The Ghulam Mustafa Trust is run by a voluntary group based in Rochdale, in the north of England, with another outlet in Pakistan. It is a registered charity with the self-proclaimed aim to “prevent or provide relief to those who suffer from poverty”.
In the amateur video, the campaigner accuses Jews of using secret microchips in Samsung smartphones to track users’ photographs.
As he dismantles his new phone, the man says: “They [Jews] are recording every photo of yours on your battery. I’m seeing if they have on mine.”
Peeling off what appears to be a tracking system, he adds: “You should take that off because they are recording every photograph of yours, these f***ing Jews. You should take this off. Look at that, they should not be on your phone battery.”

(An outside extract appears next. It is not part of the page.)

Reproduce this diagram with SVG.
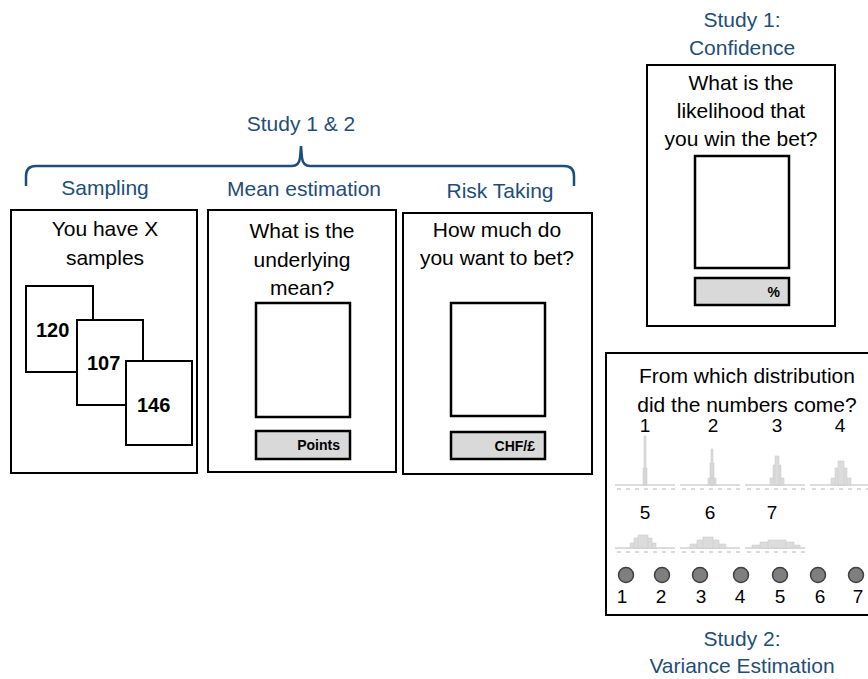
<svg xmlns="http://www.w3.org/2000/svg" width="868" height="679" viewBox="0 0 868 679">
<style>
.box{fill:#fff;stroke:#000;stroke-width:2}
.inner{fill:#fff;stroke:#000;stroke-width:2.5}
.bar{fill:#d9d9d9;stroke:#000;stroke-width:2.5}
.t{font-family:"Liberation Sans",Arial,sans-serif;font-size:21px;fill:#000;text-anchor:middle}
.b{font-family:"Liberation Sans",Arial,sans-serif;font-size:20px;font-weight:bold;fill:#000}
.u{font-family:"Liberation Sans",Arial,sans-serif;font-size:14px;font-weight:bold;fill:#000;text-anchor:end}
.h{font-family:"Liberation Sans",Arial,sans-serif;font-size:21px;fill:#1f4e79;text-anchor:middle}
.n{font-family:"Liberation Sans",Arial,sans-serif;font-size:19px;fill:#000;text-anchor:middle}
.dot{fill:#7f7f7f;stroke:#404040;stroke-width:1.5}
.ax{stroke:#d0d0d0;stroke-width:1.5}
.tk{stroke:#cfcfcf;stroke-width:1.5;stroke-dasharray:4 5}
.hb{fill:#dcdcdc;stroke:#c8c8c8;stroke-width:0.5}
</style>

<g id="header">
<text class="h" x="301" y="131">Study 1 &amp; 2</text>
<path d="M26,186 L26,176 Q26,166 36,166 L292,166 Q299,166 300,158 L301,146 L302,158 Q303,166 310,166 L564,166 Q574,166 574,176 L574,186" fill="none" stroke="#1f4e79" stroke-width="2.5"/>
<text class="h" x="105" y="195">Sampling</text>
<text class="h" x="304" y="196">Mean estimation</text>
<text class="h" x="500" y="198">Risk Taking</text>
</g>

<g id="sampling">
<rect class="box" x="11" y="210" width="186" height="263"/>
<text class="t" x="105" y="236">You have X</text>
<text class="t" x="105" y="265">samples</text>
<rect class="box" x="26" y="286" width="67" height="86"/>
<text class="b" x="36" y="337">120</text>
<rect class="box" x="77" y="320" width="66" height="85"/>
<text class="b" x="87" y="370">107</text>
<rect class="box" x="126" y="361" width="66" height="84"/>
<text class="b" x="137" y="412">146</text>
</g>

<g id="mean">
<rect class="box" x="208" y="210" width="188" height="262"/>
<text class="t" x="302" y="238">What is the</text>
<text class="t" x="302" y="267">underlying</text>
<text class="t" x="302" y="295">mean?</text>
<rect class="inner" x="256" y="303" width="94" height="114"/>
<rect class="bar" x="256" y="431" width="94" height="28"/>
<text class="u" x="340" y="450">Points</text>
</g>

<g id="risk">
<rect class="box" x="403" y="213" width="189" height="261"/>
<text class="t" x="497" y="237">How much do</text>
<text class="t" x="497" y="265">you want to bet?</text>
<rect class="inner" x="451" y="303" width="94" height="113"/>
<rect class="bar" x="451" y="432" width="94" height="27"/>
<text class="u" x="535" y="451">CHF/£</text>
</g>

<g id="confidence">
<text class="h" x="742" y="27">Study 1:</text>
<text class="h" x="742" y="55">Confidence</text>
<rect class="box" x="647" y="65" width="188" height="261"/>
<text class="t" x="741" y="90">What is the</text>
<text class="t" x="741" y="118">likelihood that</text>
<text class="t" x="741" y="146">you win the bet?</text>
<rect class="inner" x="695" y="156" width="94" height="112"/>
<rect class="bar" x="695" y="278" width="94" height="27"/>
<text class="u" x="780" y="297">%</text>
</g>

<g id="variance">
<rect class="box" x="606" y="353" width="280" height="262"/>
<text class="t" x="747" y="383">From which distribution</text>
<text class="t" x="747" y="412">did the numbers come?</text>
<text class="n" x="645" y="432">1</text>
<text class="n" x="713" y="432">2</text>
<text class="n" x="777" y="432">3</text>
<text class="n" x="840" y="432">4</text>
<g>
<line class="ax" x1="615" y1="485" x2="675" y2="485"/><line class="tk" x1="617" y1="489" x2="675" y2="489"/>
<rect class="hb" x="643" y="468" width="4" height="17"/><rect class="hb" x="644" y="436" width="2" height="49"/>
</g>
<g>
<line class="ax" x1="680" y1="485" x2="740" y2="485"/><line class="tk" x1="682" y1="489" x2="740" y2="489"/>
<rect class="hb" x="708" y="478" width="8" height="7"/><rect class="hb" x="710" y="463" width="4" height="22"/><rect class="hb" x="711" y="449" width="2" height="36"/>
</g>
<g>
<line class="ax" x1="745" y1="485" x2="805" y2="485"/><line class="tk" x1="747" y1="489" x2="805" y2="489"/>
<rect class="hb" x="770" y="478" width="14" height="7"/><rect class="hb" x="773" y="465" width="8" height="20"/><rect class="hb" x="775" y="456" width="4" height="29"/>
</g>
<g>
<line class="ax" x1="810" y1="485" x2="870" y2="485"/><line class="tk" x1="812" y1="489" x2="870" y2="489"/>
<rect class="hb" x="831" y="478" width="20" height="7"/><rect class="hb" x="835" y="468" width="12" height="17"/><rect class="hb" x="838" y="461" width="6" height="24"/>
</g>
<text class="n" x="645" y="519">5</text>
<text class="n" x="710" y="519">6</text>
<text class="n" x="772" y="519">7</text>
<g>
<line class="ax" x1="615" y1="548" x2="675" y2="548"/><line class="tk" x1="617" y1="552" x2="675" y2="552"/>
<rect class="hb" x="630" y="543" width="26" height="5"/><rect class="hb" x="634" y="538" width="18" height="10"/><rect class="hb" x="638" y="535" width="10" height="13"/>
</g>
<g>
<line class="ax" x1="680" y1="548" x2="740" y2="548"/><line class="tk" x1="682" y1="552" x2="740" y2="552"/>
<rect class="hb" x="690" y="544" width="36" height="4"/><rect class="hb" x="697" y="540" width="22" height="8"/><rect class="hb" x="703" y="537" width="10" height="11"/>
</g>
<g>
<line class="ax" x1="745" y1="548" x2="805" y2="548"/><line class="tk" x1="747" y1="552" x2="805" y2="552"/>
<rect class="hb" x="752" y="545" width="48" height="3"/><rect class="hb" x="760" y="542" width="34" height="6"/><rect class="hb" x="768" y="540" width="18" height="8"/>
</g>
<circle class="dot" cx="626" cy="575" r="7.5"/>
<circle class="dot" cx="662" cy="575" r="7.5"/>
<circle class="dot" cx="700" cy="575" r="7.5"/>
<circle class="dot" cx="741" cy="575" r="7.5"/>
<circle class="dot" cx="780" cy="575" r="7.5"/>
<circle class="dot" cx="818" cy="575" r="7.5"/>
<circle class="dot" cx="856" cy="575" r="7.5"/>
<text class="n" x="622" y="603">1</text>
<text class="n" x="661" y="603">2</text>
<text class="n" x="701" y="603">3</text>
<text class="n" x="740" y="603">4</text>
<text class="n" x="780" y="603">5</text>
<text class="n" x="820" y="603">6</text>
<text class="n" x="858" y="603">7</text>
<text class="h" x="742" y="646">Study 2:</text>
<text class="h" x="742" y="673">Variance Estimation</text>
</g>
</svg>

In spite of the vile anti-Semitic smear in the clip, which was originally posted online as far back as June, the Charity Commission merely demanded that the video be removed from Facebook without any penalty against the Ghulam Mustafa Trust.
The commission simply asked the charity to improve its bureaucracy by adopting a social media policy, review offensive postings and to agree on a code of conduct for the charity’s trustees. The commission said:
“Earlier this year we engaged with the charity on this matter and made clear that the posting of the video on the charity’s website was wholly inappropriate, and unacceptable for a trustee to do so.
“We raised concerns about whether the trustees had complied with their duties and brought the charity and its reputation into disrepute.
“We took immediate regulatory action in terms of requiring a number of steps to be taken regarding its Facebook account and we have an ongoing monitoring operation to check compliance with this.
“Failure to comply with these steps could lead the Commission to take further action.”
The statement added: “Our powers to remove trustees from charities are currently limited. This is why we have asked for new powers – which are currently before Parliament in the Charities (Protection and Social Investment) Bill. The Bill will, for example, enable us to act where personal conduct affects fitness to be a trustee and it is in the public interest for us to act.
“Our regulatory engagement with the charity continues.”
Jonathan Sacerdori, Director of Communication at the Campaign Against Antisemitism, insisted it will be referring the Charity Commission’s decision on this matter to the Parliamentary and Health Service Ombudsman.
“David Cameron has spoken about how ‘ideas based on conspiracy that Jews exercise malevolent power’ contribute towards dangerous extremism,” Mr. Sacerdori said.
“Yet here we see the charity commission leaving a trustee in place running a charity, when he has personally made and spread exactly such a conspiracy theory via online video and social media.
“We know also that more and more Islamist extremists are influenced by social media videos and other content. Regulatory bodies like the Charity Commission have to use the powers they have to show this behaviour is totally unacceptable, rather than feebly giving actively antisemitic trustees a free pass.”
As Breitbart London reported in June, Asghar Bukhari, the founding member of the Muslim Public Affairs Committee UK (MPACK UK) was ridiculed after suggesting Zionists were breaking into his home to steal his shoes, leaving one behind to “let me know someone had been there”.